▶ _To be done_
Repeat the full listing below verbatim and keep the images out.

▶ _Supplied material_
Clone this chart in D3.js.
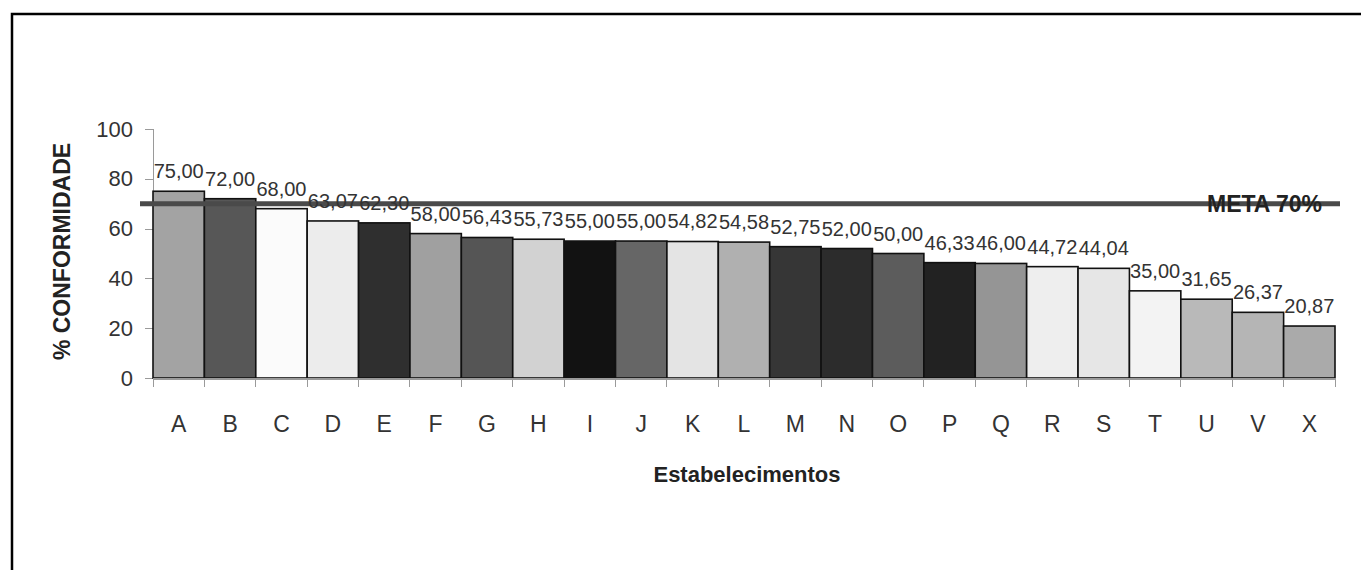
<!DOCTYPE html>
<html lang="pt">
<head>
    <meta charset="UTF-8">
    <title>% Conformidade por estabelecimento</title>
    <script src="https://d3js.org/d3.v7.min.js"></script>
    <style>
        body {
            margin: 0;
            background: #fff;
            font-family: "Liberation Sans", Arial, sans-serif;
        }

        .axis path,
        .axis line {
            stroke: #9a9a9a;
            shape-rendering: crispEdges;
        }

        .axis text {
            fill: #333;
            font-family: "Liberation Sans", Arial, sans-serif;
        }

        .bar {
            stroke: #111;
            stroke-width: 1.6;
        }

        .value-label {
            font-size: 20px;
            fill: #333;
        }

        .axis-title {
            font-weight: bold;
            fill: #222;
        }
    </style>
</head>
<body>
    <svg width="1361" height="570"></svg>
    <script>
        // establishments, in the order shown
        const estabelecimentos = ["A", "B", "C", "D", "E", "F", "G", "H", "I", "J", "K", "L",
            "M", "N", "O", "P", "Q", "R", "S", "T", "U", "V", "X"];
        const conformidade = [75.00, 72.00, 68.00, 63.07, 62.30, 58.00, 56.43, 55.73, 55.00, 55.00,
            54.82, 54.58, 52.75, 52.00, 50.00, 46.33, 46.00, 44.72, 44.04, 35.00, 31.65, 26.37, 20.87];
        const tons = ["#a3a3a3", "#575757", "#fbfbfb", "#ececec", "#2f2f2f", "#a0a0a0", "#555555",
            "#d2d2d2", "#121212", "#666666", "#e4e4e4", "#b0b0b0", "#363636", "#2c2c2c", "#5c5c5c",
            "#222222", "#959595", "#eeeeee", "#e6e6e6", "#f3f3f3", "#b9b9b9", "#b5b5b5", "#aaaaaa"];
        const yTicks = [0, 20, 40, 60, 80, 100];
        const meta = 70;

        const data = estabelecimentos.map((e, i) => ({ nome: e, valor: conformidade[i], cor: tons[i] }));

        const width = 1361;
        const height = 570;
        const margin = { top: 129, right: 26, bottom: 192, left: 153 };

        const ptBR = d3.formatLocale({ decimal: ",", thousands: ".", grouping: [3], currency: ["R$", ""] });
        const fmt = ptBR.format(".2f");

        const svg = d3.select("svg")
            .attr("width", width)
            .attr("height", height);

        // outer frame (right and bottom edges run off the picture)
        svg.append("rect")
            .attr("x", 12).attr("y", 14)
            .attr("width", 1400).attr("height", 620)
            .attr("fill", "none")
            .attr("stroke", "#000")
            .attr("stroke-width", 2.5);

        const x = d3.scaleBand()
            .domain(estabelecimentos)
            .range([margin.left, width - margin.right])
            .padding(0);

        const y = d3.scaleLinear()
            .domain([0, 100])
            .range([height - margin.bottom, margin.top]);

        // y axis
        const yAxis = svg.append("g")
            .attr("class", "axis")
            .attr("transform", `translate(${margin.left},0)`)
            .call(d3.axisLeft(y).tickValues(yTicks).tickSize(8).tickPadding(12));
        yAxis.selectAll("text").style("font-size", "22px");

        // bars
        svg.selectAll("rect.bar")
            .data(data)
            .join("rect")
            .attr("class", "bar")
            .attr("x", d => x(d.nome))
            .attr("y", d => y(d.valor))
            .attr("width", x.bandwidth())
            .attr("height", d => y(0) - y(d.valor))
            .attr("fill", d => d.cor);

        // x axis
        const xAxis = svg.append("g")
            .attr("class", "axis")
            .attr("transform", `translate(0,${y(0)})`)
            .call(d3.axisBottom(x).tickSize(0).tickPadding(38));
        xAxis.select(".domain").attr("stroke", "#222").attr("stroke-width", 2);
        xAxis.selectAll("text").style("font-size", "23px");

        // tick marks between categories
        xAxis.selectAll("line.sep")
            .data(estabelecimentos.concat(["_end"]))
            .join("line")
            .attr("class", "sep")
            .attr("x1", (d, i) => margin.left + i * x.bandwidth())
            .attr("x2", (d, i) => margin.left + i * x.bandwidth())
            .attr("y1", 0)
            .attr("y2", 9);

        // target line
        svg.append("line")
            .attr("x1", margin.left - 13)
            .attr("x2", width - margin.right + 5)
            .attr("y1", y(meta))
            .attr("y2", y(meta))
            .attr("stroke", "#4a4a4a")
            .attr("stroke-width", 5);

        svg.append("text")
            .attr("class", "axis-title")
            .attr("x", 1322)
            .attr("y", y(meta) + 8)
            .attr("text-anchor", "end")
            .style("font-size", "23px")
            .text("META 70%");

        // value labels
        svg.selectAll("text.value-label")
            .data(data)
            .join("text")
            .attr("class", "value-label")
            .attr("x", d => x(d.nome) + x.bandwidth() / 2)
            .attr("y", d => y(d.valor) - 13)
            .attr("text-anchor", "middle")
            .text(d => fmt(d.valor));

        // axis titles
        svg.append("text")
            .attr("class", "axis-title")
            .attr("x", 747)
            .attr("y", 482)
            .attr("text-anchor", "middle")
            .style("font-size", "22px")
            .text("Estabelecimentos");

        svg.append("text")
            .attr("class", "axis-title")
            .attr("transform", `translate(70,${(y(0) + y(100)) / 2 - 2}) rotate(-90)`)
            .attr("text-anchor", "middle")
            .style("font-size", "23px")
            .text("% CONFORMIDADE");
    </script>
</body>
</html>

▶ _Response below_
Clone this chart in D3.js.
<!DOCTYPE html>
<html lang="pt">
<head>
    <meta charset="UTF-8">
    <title>% Conformidade por estabelecimento</title>
    <script src="https://d3js.org/d3.v7.min.js"></script>
    <style>
        body {
            margin: 0;
            background: #fff;
            font-family: "Liberation Sans", Arial, sans-serif;
        }

        .axis path,
        .axis line {
            stroke: #9a9a9a;
            shape-rendering: crispEdges;
        }

        .axis text {
            fill: #333;
            font-family: "Liberation Sans", Arial, sans-serif;
        }

        .bar {
            stroke: #111;
            stroke-width: 1.6;
        }

        .value-label {
            font-size: 20px;
            fill: #333;
        }

        .axis-title {
            font-weight: bold;
            fill: #222;
        }
    </style>
</head>
<body>
    <svg width="1361" height="570"></svg>
    <script>
        // establishments, in the order shown
        const estabelecimentos = ["A", "B", "C", "D", "E", "F", "G", "H", "I", "J", "K", "L",
            "M", "N", "O", "P", "Q", "R", "S", "T", "U", "V", "X"];
        const conformidade = [75.00, 72.00, 68.00, 63.07, 62.30, 58.00, 56.43, 55.73, 55.00, 55.00,
            54.82, 54.58, 52.75, 52.00, 50.00, 46.33, 46.00, 44.72, 44.04, 35.00, 31.65, 26.37, 20.87];
        const tons = ["#a3a3a3", "#575757", "#fbfbfb", "#ececec", "#2f2f2f", "#a0a0a0", "#555555",
            "#d2d2d2", "#121212", "#666666", "#e4e4e4", "#b0b0b0", "#363636", "#2c2c2c", "#5c5c5c",
            "#222222", "#959595", "#eeeeee", "#e6e6e6", "#f3f3f3", "#b9b9b9", "#b5b5b5", "#aaaaaa"];
        const yTicks = [0, 20, 40, 60, 80, 100];
        const meta = 70;

        const data = estabelecimentos.map((e, i) => ({ nome: e, valor: conformidade[i], cor: tons[i] }));

        const width = 1361;
        const height = 570;
        const margin = { top: 129, right: 26, bottom: 192, left: 153 };

        const ptBR = d3.formatLocale({ decimal: ",", thousands: ".", grouping: [3], currency: ["R$", ""] });
        const fmt = ptBR.format(".2f");

        const svg = d3.select("svg")
            .attr("width", width)
            .attr("height", height);

        // outer frame (right and bottom edges run off the picture)
        svg.append("rect")
            .attr("x", 12).attr("y", 14)
            .attr("width", 1400).attr("height", 620)
            .attr("fill", "none")
            .attr("stroke", "#000")
            .attr("stroke-width", 2.5);

        const x = d3.scaleBand()
            .domain(estabelecimentos)
            .range([margin.left, width - margin.right])
            .padding(0);

        const y = d3.scaleLinear()
            .domain([0, 100])
            .range([height - margin.bottom, margin.top]);

        // y axis
        const yAxis = svg.append("g")
            .attr("class", "axis")
            .attr("transform", `translate(${margin.left},0)`)
            .call(d3.axisLeft(y).tickValues(yTicks).tickSize(8).tickPadding(12));
        yAxis.selectAll("text").style("font-size", "22px");

        // bars
        svg.selectAll("rect.bar")
            .data(data)
            .join("rect")
            .attr("class", "bar")
            .attr("x", d => x(d.nome))
            .attr("y", d => y(d.valor))
            .attr("width", x.bandwidth())
            .attr("height", d => y(0) - y(d.valor))
            .attr("fill", d => d.cor);

        // x axis
        const xAxis = svg.append("g")
            .attr("class", "axis")
            .attr("transform", `translate(0,${y(0)})`)
            .call(d3.axisBottom(x).tickSize(0).tickPadding(38));
        xAxis.select(".domain").attr("stroke", "#222").attr("stroke-width", 2);
        xAxis.selectAll("text").style("font-size", "23px");

        // tick marks between categories
        xAxis.selectAll("line.sep")
            .data(estabelecimentos.concat(["_end"]))
            .join("line")
            .attr("class", "sep")
            .attr("x1", (d, i) => margin.left + i * x.bandwidth())
            .attr("x2", (d, i) => margin.left + i * x.bandwidth())
            .attr("y1", 0)
            .attr("y2", 9);

        // target line
        svg.append("line")
            .attr("x1", margin.left - 13)
            .attr("x2", width - margin.right + 5)
            .attr("y1", y(meta))
            .attr("y2", y(meta))
            .attr("stroke", "#4a4a4a")
            .attr("stroke-width", 5);

        svg.append("text")
            .attr("class", "axis-title")
            .attr("x", 1322)
            .attr("y", y(meta) + 8)
            .attr("text-anchor", "end")
            .style("font-size", "23px")
            .text("META 70%");

        // value labels
        svg.selectAll("text.value-label")
            .data(data)
            .join("text")
            .attr("class", "value-label")
            .attr("x", d => x(d.nome) + x.bandwidth() / 2)
            .attr("y", d => y(d.valor) - 13)
            .attr("text-anchor", "middle")
            .text(d => fmt(d.valor));

        // axis titles
        svg.append("text")
            .attr("class", "axis-title")
            .attr("x", 747)
            .attr("y", 482)
            .attr("text-anchor", "middle")
            .style("font-size", "22px")
            .text("Estabelecimentos");

        svg.append("text")
            .attr("class", "axis-title")
            .attr("transform", `translate(70,${(y(0) + y(100)) / 2 - 2}) rotate(-90)`)
            .attr("text-anchor", "middle")
            .style("font-size", "23px")
            .text("% CONFORMIDADE");
    </script>
</body>
</html>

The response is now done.